Dataset section:
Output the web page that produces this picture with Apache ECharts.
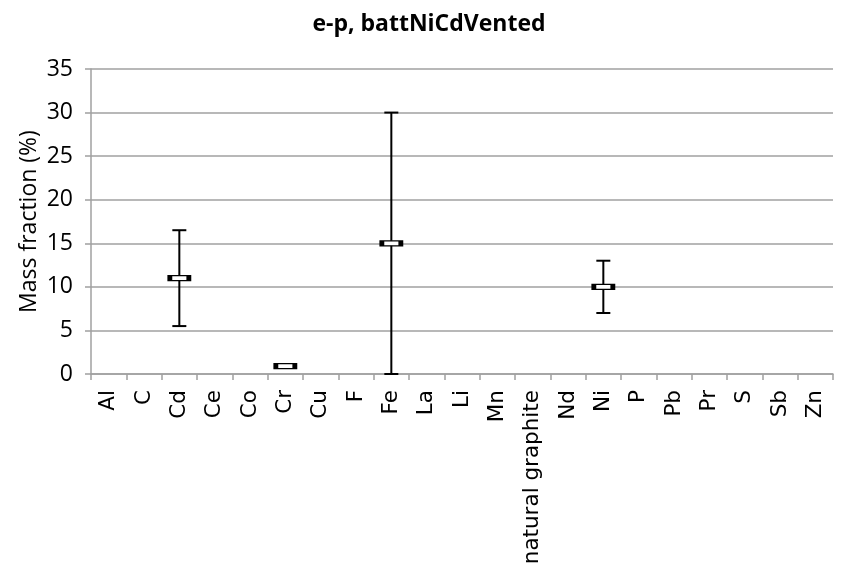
<!DOCTYPE html>
<html><head><meta charset="utf-8">
<script src="https://cdn.jsdelivr.net/npm/echarts@6/dist/echarts.min.js"></script>
<style>html,body{margin:0;padding:0;background:#fff}#c{width:858px;height:568px}</style>
</head><body><div id="c"></div>
<script>
var categories = ['Al','C','Cd','Ce','Co','Cr','Cu','F','Fe','La','Li','Mn','natural graphite','Nd','Ni','P','Pb','Pr','S','Sb','Zn'];
var meanValues = [null,null,11,null,null,0.9,null,null,15,null,null,null,null,null,10,null,null,null,null,null,null];
var lowValues  = [null,null,5.5,null,null,null,null,null,0,null,null,null,null,null,7,null,null,null,null,null,null];
var highValues = [null,null,16.5,null,null,null,null,null,30,null,null,null,null,null,13,null,null,null,null,null,null];
var yTicks = [0,5,10,15,20,25,30,35];

var errData = [];
var meanData = [];
categories.forEach(function(c,i){
  if (lowValues[i] !== null && highValues[i] !== null) errData.push([i, lowValues[i], highValues[i]]);
  if (meanValues[i] !== null) meanData.push([i, meanValues[i]]);
});

var chart = echarts.init(document.getElementById('c'));
chart.setOption({
  animation:false,
  backgroundColor:'#fff',
  title:{text:'e-p, battNiCdVented',left:'center',top:8,
    textStyle:{fontFamily:'Open Sans',fontWeight:'bold',fontSize:23,color:'#000'}},
  grid:{left:91,right:25,top:69,bottom:194,containLabel:false},
  xAxis:{type:'category',data:categories,boundaryGap:true,
    axisLine:{lineStyle:{color:'#a0a0a0',width:1.5}},
    axisTick:{show:true,interval:0,length:6,lineStyle:{color:'#a0a0a0',width:1.5}},
    axisLabel:{interval:0,rotate:90,margin:16,fontFamily:'DejaVu Sans',fontSize:21.5,color:'#000'},
    splitLine:{show:false}},
  yAxis:{type:'value',min:yTicks[0],max:yTicks[yTicks.length-1],interval:5,
    name:'Mass fraction (%)',nameLocation:'middle',nameGap:50,nameMoveOverlap:false,
    nameTextStyle:{fontFamily:'Open Sans',fontSize:23,color:'#000'},
    axisLine:{show:true,lineStyle:{color:'#a0a0a0',width:1.5}},
    axisTick:{show:true,length:6,lineStyle:{color:'#a0a0a0',width:1.5}},
    axisLabel:{fontFamily:'Open Sans',fontSize:23,color:'#000',margin:18},
    splitLine:{show:true,lineStyle:{color:'#a0a0a0',width:1.5}}},
  series:[
    {type:'custom',data:errData,z:2,
     renderItem:function(params,api){
       var x = api.value(0);
       var lo = api.coord([x, api.value(1)]);
       var hi = api.coord([x, api.value(2)]);
       var cap = 7;
       var st = {stroke:'#000',lineWidth:2};
       return {type:'group',children:[
         {type:'line',shape:{x1:lo[0],y1:lo[1],x2:hi[0],y2:hi[1]},style:st},
         {type:'line',shape:{x1:lo[0]-cap,y1:lo[1],x2:lo[0]+cap,y2:lo[1]},style:st},
         {type:'line',shape:{x1:hi[0]-cap,y1:hi[1],x2:hi[0]+cap,y2:hi[1]},style:st}
       ]};
     }},
    {type:'scatter',data:meanData,z:3,symbol:'rect',symbolSize:[19,5],
     itemStyle:{color:'#fff',borderColor:'#000',borderWidth:2.5,opacity:1}}
  ]
});
</script></body></html>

Goal: Copy every line above word for word and exclude the pictures.

Full solution:
Output the web page that produces this picture with Apache ECharts.
<!DOCTYPE html>
<html><head><meta charset="utf-8">
<script src="https://cdn.jsdelivr.net/npm/echarts@6/dist/echarts.min.js"></script>
<style>html,body{margin:0;padding:0;background:#fff}#c{width:858px;height:568px}</style>
</head><body><div id="c"></div>
<script>
var categories = ['Al','C','Cd','Ce','Co','Cr','Cu','F','Fe','La','Li','Mn','natural graphite','Nd','Ni','P','Pb','Pr','S','Sb','Zn'];
var meanValues = [null,null,11,null,null,0.9,null,null,15,null,null,null,null,null,10,null,null,null,null,null,null];
var lowValues  = [null,null,5.5,null,null,null,null,null,0,null,null,null,null,null,7,null,null,null,null,null,null];
var highValues = [null,null,16.5,null,null,null,null,null,30,null,null,null,null,null,13,null,null,null,null,null,null];
var yTicks = [0,5,10,15,20,25,30,35];

var errData = [];
var meanData = [];
categories.forEach(function(c,i){
  if (lowValues[i] !== null && highValues[i] !== null) errData.push([i, lowValues[i], highValues[i]]);
  if (meanValues[i] !== null) meanData.push([i, meanValues[i]]);
});

var chart = echarts.init(document.getElementById('c'));
chart.setOption({
  animation:false,
  backgroundColor:'#fff',
  title:{text:'e-p, battNiCdVented',left:'center',top:8,
    textStyle:{fontFamily:'Open Sans',fontWeight:'bold',fontSize:23,color:'#000'}},
  grid:{left:91,right:25,top:69,bottom:194,containLabel:false},
  xAxis:{type:'category',data:categories,boundaryGap:true,
    axisLine:{lineStyle:{color:'#a0a0a0',width:1.5}},
    axisTick:{show:true,interval:0,length:6,lineStyle:{color:'#a0a0a0',width:1.5}},
    axisLabel:{interval:0,rotate:90,margin:16,fontFamily:'DejaVu Sans',fontSize:21.5,color:'#000'},
    splitLine:{show:false}},
  yAxis:{type:'value',min:yTicks[0],max:yTicks[yTicks.length-1],interval:5,
    name:'Mass fraction (%)',nameLocation:'middle',nameGap:50,nameMoveOverlap:false,
    nameTextStyle:{fontFamily:'Open Sans',fontSize:23,color:'#000'},
    axisLine:{show:true,lineStyle:{color:'#a0a0a0',width:1.5}},
    axisTick:{show:true,length:6,lineStyle:{color:'#a0a0a0',width:1.5}},
    axisLabel:{fontFamily:'Open Sans',fontSize:23,color:'#000',margin:18},
    splitLine:{show:true,lineStyle:{color:'#a0a0a0',width:1.5}}},
  series:[
    {type:'custom',data:errData,z:2,
     renderItem:function(params,api){
       var x = api.value(0);
       var lo = api.coord([x, api.value(1)]);
       var hi = api.coord([x, api.value(2)]);
       var cap = 7;
       var st = {stroke:'#000',lineWidth:2};
       return {type:'group',children:[
         {type:'line',shape:{x1:lo[0],y1:lo[1],x2:hi[0],y2:hi[1]},style:st},
         {type:'line',shape:{x1:lo[0]-cap,y1:lo[1],x2:lo[0]+cap,y2:lo[1]},style:st},
         {type:'line',shape:{x1:hi[0]-cap,y1:hi[1],x2:hi[0]+cap,y2:hi[1]},style:st}
       ]};
     }},
    {type:'scatter',data:meanData,z:3,symbol:'rect',symbolSize:[19,5],
     itemStyle:{color:'#fff',borderColor:'#000',borderWidth:2.5,opacity:1}}
  ]
});
</script></body></html>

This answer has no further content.